Thursday, 7 January 2021

Sample CASC-Opiate (opioid) Withdrawal Assessment

Opiate Withdrawal History and Physical Examination 

Opiate withdrawal symptoms peak between 36-72 hours. Symptoms run their course in 5-7 days, though craving continues for some time. 

Withdrawal from Heroin

Withdrawal from heroin may begin up to 8 hours after the last use. During the next few hours, the person experiences muscle pain, sneezing, sweating; tearfulness; yawning excessively. At 36 hours after the last use, symptoms are most severe. These symptoms include chills, muscle cramps, flushing, sweating, tachycardia, hypertension, inability to sleep, vomiting & diarrhoea. Symptoms typically continue for about 72 hours & gradually diminish over 5-10 days.

History 

This history part is in Urdu/Hindi. I will add the "Objective Opiate Withdrawal Scale" soon here so anyone can benefit.
 
For now: COWS 

  1. Aap kia istemal karty
  2. Akhri bar kab lia hai aap ne
  3. Abhi dil chahta ke aap dobara se kar lyn? Kitna had tak? 
  4. Gutno ya baqi jorhon mai dard ho raha hai? Baqi jisam or pat’tho mai takleef? Sar dard? 
  5. Pait ma dard waghera? Ulti ya matli to nai arhaii? Pechas ya ihsal ki shikayat?
  6. Hot and cold flushes? 
  7. Cheenk to naii a rahy baar baar?
  8. Nend kesi hai? Araam se soe rehty han?   
  9. Koi bechainee, pareshani ki keffyat ya ghussa ata ho?  

Physical examination

Start from the hands. 
  1. Inspect the hands and run a hand over the palm.
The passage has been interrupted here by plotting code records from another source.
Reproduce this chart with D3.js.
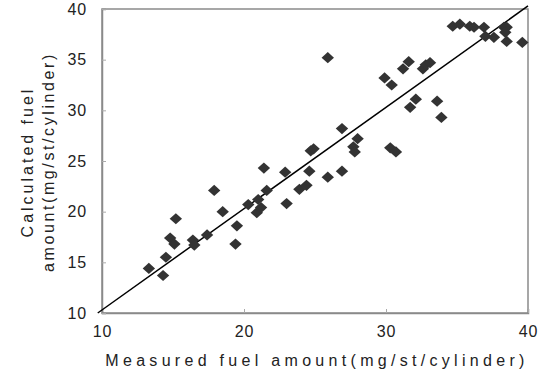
<!DOCTYPE html>
<html>
<head>
<meta charset="utf-8">
<script src="https://cdn.jsdelivr.net/npm/d3@7"></script>
<style>
  body { margin: 0; background: #fff; }
  text { font-family: "Liberation Sans", Arial, sans-serif; fill: #222; }
</style>
</head>
<body>
<svg id="chart"></svg>
<script>
// measured vs calculated fuel amount (mg/st/cylinder)
const measured = [
  13.3, 14.3, 14.5, 14.8, 15.1, 15.2, 16.4, 16.5, 17.4, 17.9, 18.5, 19.5, 19.4,
  20.3, 20.9, 21.2, 21.0, 21.6, 21.4, 22.9, 23.0, 23.9, 24.4, 24.6, 24.7, 24.9,
  25.9, 25.9, 26.9, 26.9, 28.0, 27.7, 27.8, 29.9, 30.4, 30.3, 30.7, 31.2, 31.6,
  31.7, 32.1, 32.6, 32.8, 33.1, 33.6, 33.9, 34.7, 35.2, 35.9, 36.2, 36.9, 37.0,
  37.6, 38.3, 38.5, 38.4, 38.5, 39.6
];
const calculated = [
  14.4, 13.7, 15.5, 17.4, 16.8, 19.3, 17.2, 16.7, 17.7, 22.1, 20.0, 18.6, 16.8,
  20.7, 19.9, 20.4, 21.2, 22.1, 24.3, 23.9, 20.8, 22.2, 22.6, 24.0, 26.0, 26.2,
  35.2, 23.4, 24.0, 28.2, 27.2, 26.4, 25.9, 33.2, 32.5, 26.3, 25.9, 34.1, 34.8,
  30.3, 31.1, 34.1, 34.5, 34.7, 30.9, 29.3, 38.3, 38.5, 38.3, 38.2, 38.2, 37.3,
  37.2, 38.2, 38.2, 37.7, 36.8, 36.7
];
const tickValuesX = [10, 20, 30, 40];
const tickValuesY = [10, 15, 20, 25, 30, 35, 40];
const refLine = [[9.7, 10], [40, 40.3]];

const dim = { width: 549, height: 379, left: 102, right: 528, top: 9, bottom: 313 };

const svg = d3.select('#chart')
  .attr('width', dim.width)
  .attr('height', dim.height);

const x = d3.scaleLinear().domain([10, 40]).range([dim.left, dim.right]);
const y = d3.scaleLinear().domain([10, 40]).range([dim.bottom, dim.top]);

// frame
svg.append('rect')
  .attr('x', dim.left)
  .attr('y', dim.top)
  .attr('width', dim.right - dim.left)
  .attr('height', dim.bottom - dim.top)
  .attr('fill', 'none')
  .attr('stroke', '#8a8a8a')
  .attr('stroke-width', 1.5);

// axes, ticks pointing inward
const xAxis = svg.append('g')
  .attr('transform', `translate(0,${dim.bottom})`)
  .call(d3.axisBottom(x).tickValues(tickValuesX).tickSize(-4).tickPadding(10));
const yAxis = svg.append('g')
  .attr('transform', `translate(${dim.left},0)`)
  .call(d3.axisLeft(y).tickValues(tickValuesY).tickSize(-4).tickPadding(15));

[xAxis, yAxis].forEach(ax => {
  ax.select('.domain').attr('stroke', '#8a8a8a').attr('stroke-width', 1.5);
  ax.selectAll('.tick line').attr('stroke', '#aaa');
  ax.selectAll('.tick text')
    .style('font-size', '16px')
    .style('letter-spacing', '0.8px')
    .style('font-family', '"Liberation Sans", Arial, sans-serif')
    .attr('fill', '#222');
});
xAxis.selectAll('.tick text').attr('dy', '0.85em');

// 1:1 reference line
svg.append('path')
  .attr('d', d3.line().x(d => x(d[0])).y(d => y(d[1]))(refLine))
  .attr('stroke', '#000')
  .attr('stroke-width', 1.5)
  .attr('fill', 'none');

// diamond markers
const diamond = 'M0,-5.6L6.2,0L0,5.6L-6.2,0Z';
svg.append('g')
  .selectAll('path')
  .data(measured.map((m, i) => [m, calculated[i]]))
  .join('path')
  .attr('d', diamond)
  .attr('transform', d => `translate(${x(d[0])},${y(d[1])})`)
  .attr('fill', '#333');

// axis titles
svg.append('text')
  .attr('x', (dim.left + dim.right) / 2 + 2)
  .attr('y', 366)
  .attr('text-anchor', 'middle')
  .style('font-size', '16px')
  .style('letter-spacing', '4.3px')
  .text('Measured fuel amount(mg/st/cylinder)');

const yTitle = svg.append('g')
  .attr('transform', 'translate(0,162) rotate(-90)');
yTitle.append('text')
  .attr('x', 0)
  .attr('y', 33)
  .attr('text-anchor', 'middle')
  .style('font-size', '16px')
  .style('letter-spacing', '3px')
  .text('Calculated fuel');
yTitle.append('text')
  .attr('x', 0)
  .attr('y', 54)
  .attr('text-anchor', 'middle')
  .style('font-size', '16px')
  .style('letter-spacing', '2.6px')
  .text('amount(mg/st/cylinder)');
</script>
</body>
</html>
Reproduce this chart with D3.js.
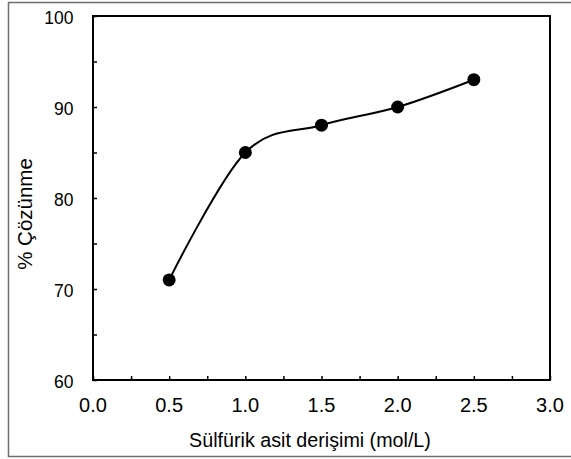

Note any sweating or palmar erythema. 
  2. Note if there is any piloerection if hair visible on the dorsal side of the hands. 
  3. Then check the pulse. 
  4. Inspect the arms for any signs of IV drug abuse. 
  5. Check blood pressure, and then check the temperature. 
  6. Check respiratory rate while checking the above. 
  7. Inspect the face for lacrimation, rhinorrhea and check pupil size for dilation. 
  8. Comment if the patient is shaking or yawning. 
  9. Perform a cardiovascular examination and look for murmurs. 
  10. Examine for the signs of liver failure

Investigations  

  1. Full blood count, liver and renal function tests. 
  2. Serum urea and electrolytes.
  3. Hepatitis screen and a test for human immune virus infection. Before performing a test for the immune virus, counselling a patient is important. 
  4. Urine drug screen helps identify other substances in patients with polysubstance abuse. We can detect heroin in the urine for up to 48 hours and methadone for up to 9 days. Urine screen for opioids in patients who are pregnant and those who use low-dose methadone may return false-negative results. Use of loperamide or quinolines may test positively for opioids, too.
  5. Electrocardiography and chest X-Ray, which may identify endocarditis and pulmonary tuberculosis. 
  6. Echocardiography of the heart if you notice any cardiac murmurs on examination.
  7. Also, get tests for sexually transmitted diseases—other than human immune virus infection—if the patient has been promiscuous and has not been taking precautions.   

Treatment

Supportive treatment 
  1. Clonidine, an alpha-2 receptor agonist, which helps reverse the excessive sympathetic manifestations of alcohol withdrawal. Lofexidine is a new, safer alternative to clonidine with less potential for hypotension. 
  2. Buprenorphine, a partial opioid agonist, is useful for rapid detoxification. 
  3. Methadone detoxification
  4. Self-help materials are always helpful. 



  1. What makes methadone useful for heroin detoxification and long-term maintenance?
  2. A 40-year-old man who is using IV heroin presented to you with symptoms of endocarditis. What cardiac valves would you look at on the echocardiogram?